The English Beat’s Dave Wakeling Discusses the Rhythms of Life

Singer Reflects on Times Ahead and Behind in Advance of SOhO Show


Dave Wakeling, lead singer of The English Beat ­­­— who play SOhO Restaurant & Music Club this Saturday, June 4 — is in speech as he is in music: thoughtful, smart, and ahead of his time. In the course of our phone interview, the conversation meandered from music to mall culture, and from American politics to the ways different societies age.

It came as no surprise. Ever since breaking onto the ska and punk scenes with their distinctive 2 Tone sound in the 1980s, The English Beat has made no strict separation between the personal and the political, the ideological and the material. Pairing incisive lyrics with irresistibly catchy melodies, the band stood out as one of the more intelligent acts on the charts, tackling issues of race, gender, and labor politics through the power of ska-punk revivalism.

Wakeling says it was the proliferation of car manufacturers in the English Midlands that inspired the 2 Tone genre, which shattered color barriers. “It started in the Midlands because prejudice was broken down on the factory floor,” he said. “After a few years, you realize the guy next to you on the factory track has a lot more in common with you than differences.” While these working-class conditions fostered a diversely accepting atmosphere, elsewhere in England, the band caught flack for having more than one skin tone in the lineup.

The band’s message was pertinent then as it is now, with political and societal issues having a way of cycling right back around for a reunion just as bands do. As the rest of their countrymen were eyeing non-whites with prejudice in the Thatcher era, “thinking anybody who looks or acts a bit different to be entirely suspicious,” he said, “2 Tone spotted the similarities between people and had open enough minds not to just immediately, reactively call them hooligans.” The band recognized that racial unrest came from “politically motivated poverty and lack of opportunity.” When a series of riots struck the streets of London in 2011, Wakeling said, the prejudicial rhetoric was eerily the same.

While right-wingers may be slinging the same slanders now as they were then, singing the English Beat songs from back then has brought Wakeling a greater sense of repose. “I now smile more and use my energy to connect the songs to the audience more than I used to — it’s not frightening anymore. One of the places now when I feel most calm in life is on the stage in the middle of a load of noise and loads of people flying around,” he said.
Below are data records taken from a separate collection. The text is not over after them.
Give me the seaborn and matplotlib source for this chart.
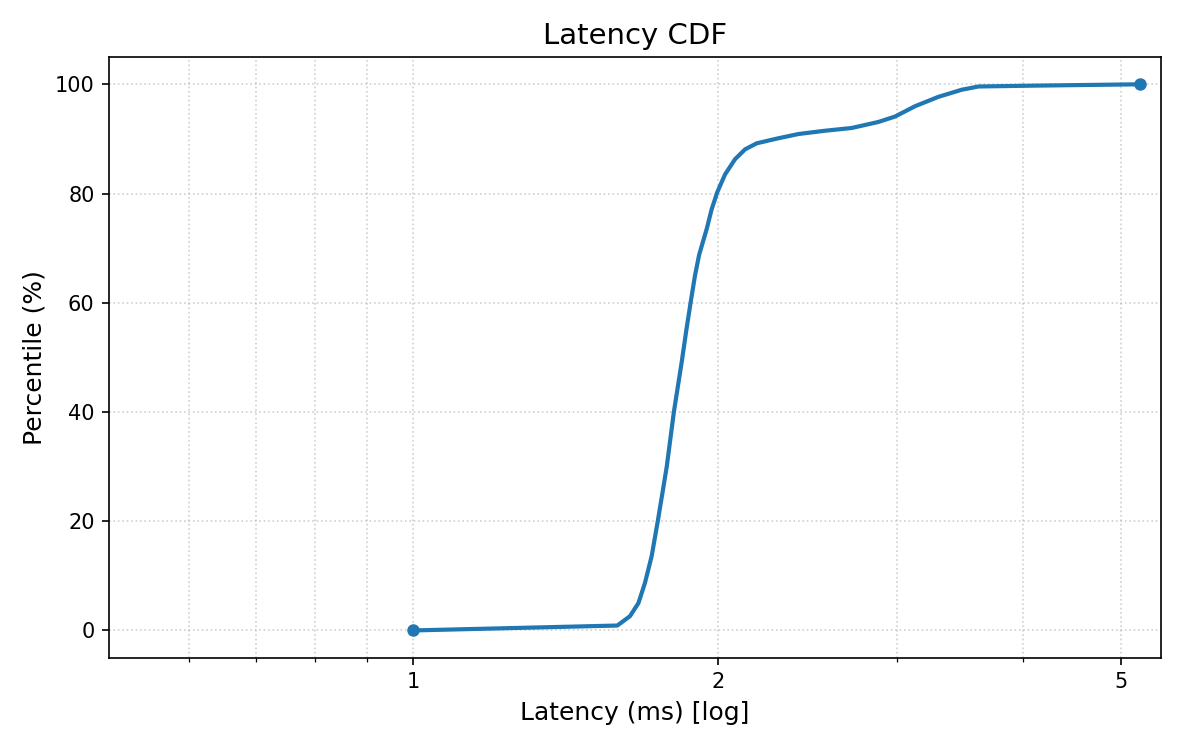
import pandas as pd
import matplotlib.pyplot as plt
import seaborn as sns
from matplotlib.ticker import NullFormatter

# Latenz-Perzentile
latency_ms = [1.0, 1.59, 1.636, 1.668, 1.693, 1.719, 1.743, 1.761, 1.779, 1.808,
              1.84, 1.86, 1.878, 1.897, 1.915, 1.948, 1.970, 1.996, 2.031, 2.078,
              2.126, 2.183, 2.29, 2.40, 2.55, 2.708, 2.877, 2.989, 3.129, 3.298,
              3.477, 3.613, 4.08, 5.21]
percentile = [0, 0.9, 2.6, 5.0, 8.7, 13.6, 20.0, 25.0, 30.0, 40.0,
              49.0, 55.0, 60.0, 65.0, 68.8, 73.5, 77.1, 80.3, 83.5, 86.3,
              88.1, 89.2, 90.1, 90.9, 91.5, 92.0, 93.1, 94.1, 96.0, 97.7,
              99.0, 99.6, 99.75, 100.0]
x_ticks = [1, 2, 5]
x_tick_labels = ["1", "2", "5"]

df = pd.DataFrame({"latency": latency_ms, "pct": percentile})

fig, ax = plt.subplots(figsize=(8, 5), dpi=150)

# Linie mit Markern nur am ersten und letzten Punkt
sns.lineplot(data=df, x="latency", y="pct", ax=ax, color="#1f77b4",
             linewidth=2, marker="o", markersize=6,
             markevery=[0, len(df) - 1], markeredgewidth=0)

ax.set_xscale("log")
ax.set_xlim(0.501, max(latency_ms) * 1.05)
ax.set_ylim(-5, 105)
ax.set_xticks(x_ticks)
ax.set_xticklabels(x_tick_labels)
ax.xaxis.set_minor_formatter(NullFormatter())

ax.grid(True, which="both", linestyle=":", color="#b0b0b0", alpha=0.6, linewidth=0.8)

ax.set_title("Latency CDF", fontsize=14)
ax.set_xlabel("Latency (ms) [log]", fontsize=12)
ax.set_ylabel("Percentile (%)", fontsize=12)

fig.subplots_adjust(left=0.091, right=0.9675, top=0.924, bottom=0.123)
plt.savefig("out.png")
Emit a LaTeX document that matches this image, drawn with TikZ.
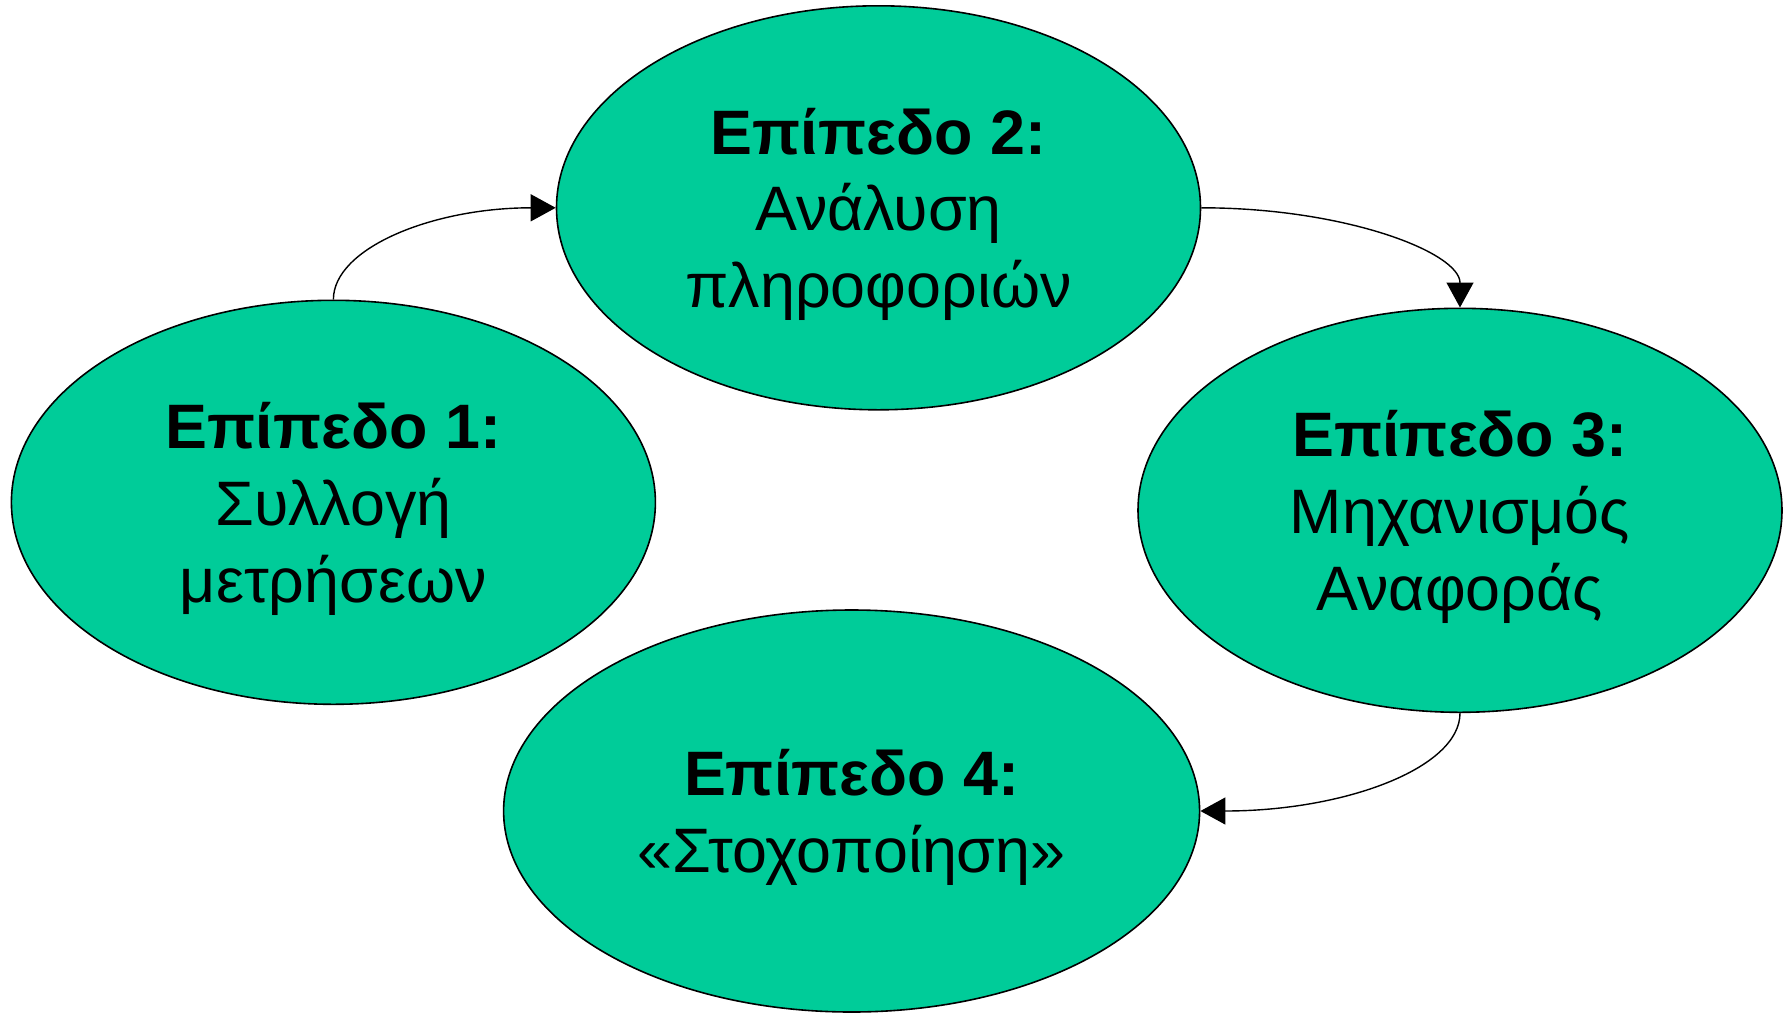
\documentclass[tikz,border=0pt]{standalone}
\usepackage{fontspec}
\setmainfont{Liberation Sans}
\usetikzlibrary{shapes.geometric,arrows.meta}
\definecolor{levelgreen}{RGB}{0,204,153}

\begin{document}
\begin{tikzpicture}[x=0.5pt,y=0.5pt,yscale=-1,xscale=1,
  level/.style={ellipse,draw=black,line width=0.8pt,fill=levelgreen,inner sep=0pt,
    minimum width=322pt,minimum height=202pt,align=center,text depth=0pt,
    font=\fontsize{31.4}{38.3}\selectfont},
  cycle/.style={draw=black,line width=0.7pt,-{Triangle[length=12.5pt,width=13.5pt]}}]
\useasboundingbox (0,0) rectangle (1790,1013);

% Ellipse Nodes
\node [level] (lvl1) at (333.4,502.3) {\textbf{Επίπεδο 1:}\\Συλλογή\\μετρήσεων};
\node [level] (lvl2) at (878.5,207.8) {\textbf{Επίπεδο 2:}\\Ανάλυση\\πληροφοριών};
\node [level] (lvl3) at (1460,510.3) {\textbf{Επίπεδο 3:}\\Μηχανισμός\\Αναφοράς};
\node [level,minimum width=348pt,minimum height=201pt] (lvl4) at (851.6,811) {\textbf{Επίπεδο 4:}\\«Στοχοποίηση»};

%Curve Lines (quarter ellipses, y axis flipped)
\draw [cycle] (lvl1.north) .. controls +(0,-51) and +(-124,0) .. (lvl2.west);
\draw [cycle] (lvl2.east) .. controls +(144,0) and +(0,-55) .. (lvl3.north);
\draw [cycle] (lvl3.south) .. controls +(0,55) and +(144,0) .. (lvl4.east);

\end{tikzpicture}
\end{document}
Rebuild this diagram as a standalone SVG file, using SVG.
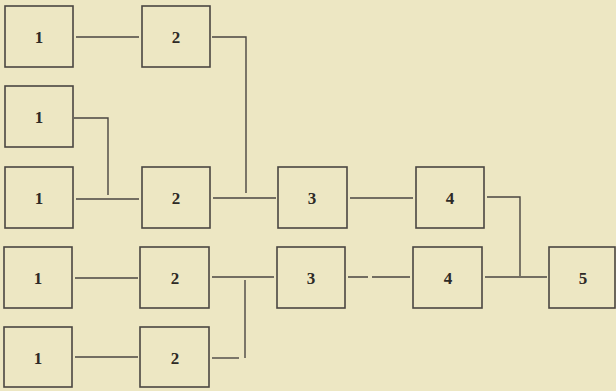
<svg xmlns="http://www.w3.org/2000/svg" width="616" height="391" viewBox="0 0 616 391">
<style>
.box{fill:none;stroke:#4a4642;stroke-width:1.6}
.lbl{font-family:"Liberation Serif","DejaVu Serif",serif;font-weight:bold;font-size:17px;fill:#2e2a26;text-anchor:middle}
.c{fill:none;stroke:#4a4642;stroke-width:1.4}
</style>
<rect width="616" height="391" fill="#ede7c3"/>
<g id="n1a"><rect class="box" x="5" y="6" width="68" height="61"/><text class="lbl" x="39" y="43">1</text></g>
<g id="n2a"><rect class="box" x="142" y="6" width="68" height="61"/><text class="lbl" x="176" y="43">2</text></g>
<g id="n1b"><rect class="box" x="5" y="86" width="68" height="61"/><text class="lbl" x="39" y="123">1</text></g>
<g id="n1c"><rect class="box" x="5" y="167" width="68" height="61"/><text class="lbl" x="39" y="204">1</text></g>
<g id="n2c"><rect class="box" x="142" y="167" width="68" height="61"/><text class="lbl" x="176" y="204">2</text></g>
<g id="n3c"><rect class="box" x="278" y="167" width="69" height="61"/><text class="lbl" x="312" y="204">3</text></g>
<g id="n4c"><rect class="box" x="416" y="167" width="68" height="61"/><text class="lbl" x="450" y="204">4</text></g>
<g id="n1d"><rect class="box" x="4" y="247" width="68" height="61"/><text class="lbl" x="38" y="284">1</text></g>
<g id="n2d"><rect class="box" x="140" y="247" width="69" height="61"/><text class="lbl" x="175" y="284">2</text></g>
<g id="n3d"><rect class="box" x="277" y="247" width="68" height="61"/><text class="lbl" x="311" y="284">3</text></g>
<g id="n4d"><rect class="box" x="413" y="247" width="69" height="61"/><text class="lbl" x="448" y="284">4</text></g>
<g id="n5"><rect class="box" x="549" y="247" width="66" height="61"/><text class="lbl" x="583" y="284">5</text></g>
<g id="n1e"><rect class="box" x="4" y="327" width="68" height="60"/><text class="lbl" x="38" y="364">1</text></g>
<g id="n2e"><rect class="box" x="140" y="327" width="69" height="60"/><text class="lbl" x="175" y="364">2</text></g>
<g id="connectors">
<path class="c" d="M76 37H139"/>
<path class="c" d="M212 37H246V193"/>
<path class="c" d="M74 118H108V195"/>
<path class="c" d="M76 199H139"/>
<path class="c" d="M213 198H276"/>
<path class="c" d="M350 198H413"/>
<path class="c" d="M487 197H520V276"/>
<path class="c" d="M485 277H547"/>
<path class="c" d="M75 278H138"/>
<path class="c" d="M212 277H274"/>
<path class="c" d="M348 277H368M372 277H410"/>
<path class="c" d="M75 357H138"/>
<path class="c" d="M212 358H239"/>
<path class="c" d="M245 280V358"/>
</g>
</svg>
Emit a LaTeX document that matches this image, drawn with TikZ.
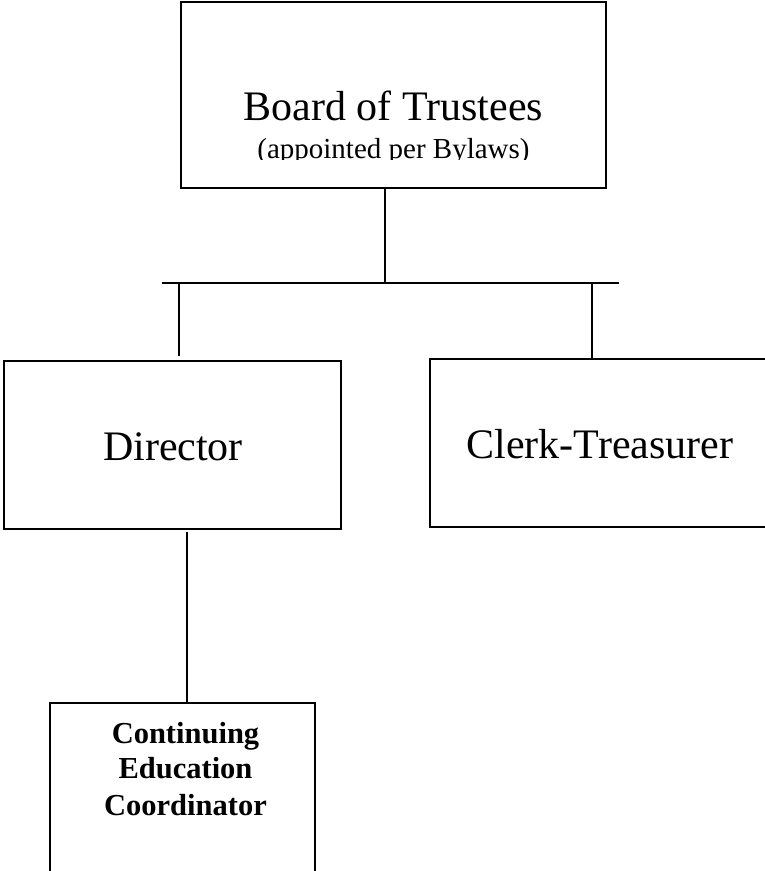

He’s also been working on new material. The band’s newest, Here We Go Love, will be their first in decades when it sees a summer release. Maturity has brought with it a “bluntness” to the new lyrics, and of course, “the growing amount of tragedy you see in your second half starts to temper” work both new and old. But rather than “relive the glory days of youth” like their aging British fans are sometimes known to do, dancing on weak knees, Wakeling seems more like his American audiences, growing old gracefully and “coming to celebrate how well they have done since they loved the record in college.”

Reminiscing about the bygone thrift stores and antique shops of State Street circa 1982, when the band opened for The Clash here, Wakeling said of contemporary Santa Barbara that “now it’s like Birmingham, you know, where you are between the Old Navy and the Starbucks,” and went on to reflect on the ways in which early hopes have been subsumed by commercial forces. “We don’t seem to be able to develop as quickly as our systems; our systems are trapping us a bit.”

Unlike many other musicians who revive the music of their earlier careers, Wakeling shows no longing for the past. He said that he is “quite proud” to see music he wrote live on in multiple touring incarnations, with Ranking Roger touring The Beat in Britain and other former collaborators singing the same material elsewhere. He keeps an open mind toward what may come, and tries not to believe too firmly in their former stadium days. “Sometimes you carry too much knowledge from the past and not enough flexibility to deal with the future,” he said. With this in mind, his English Beat, most likely, will go on for years to come.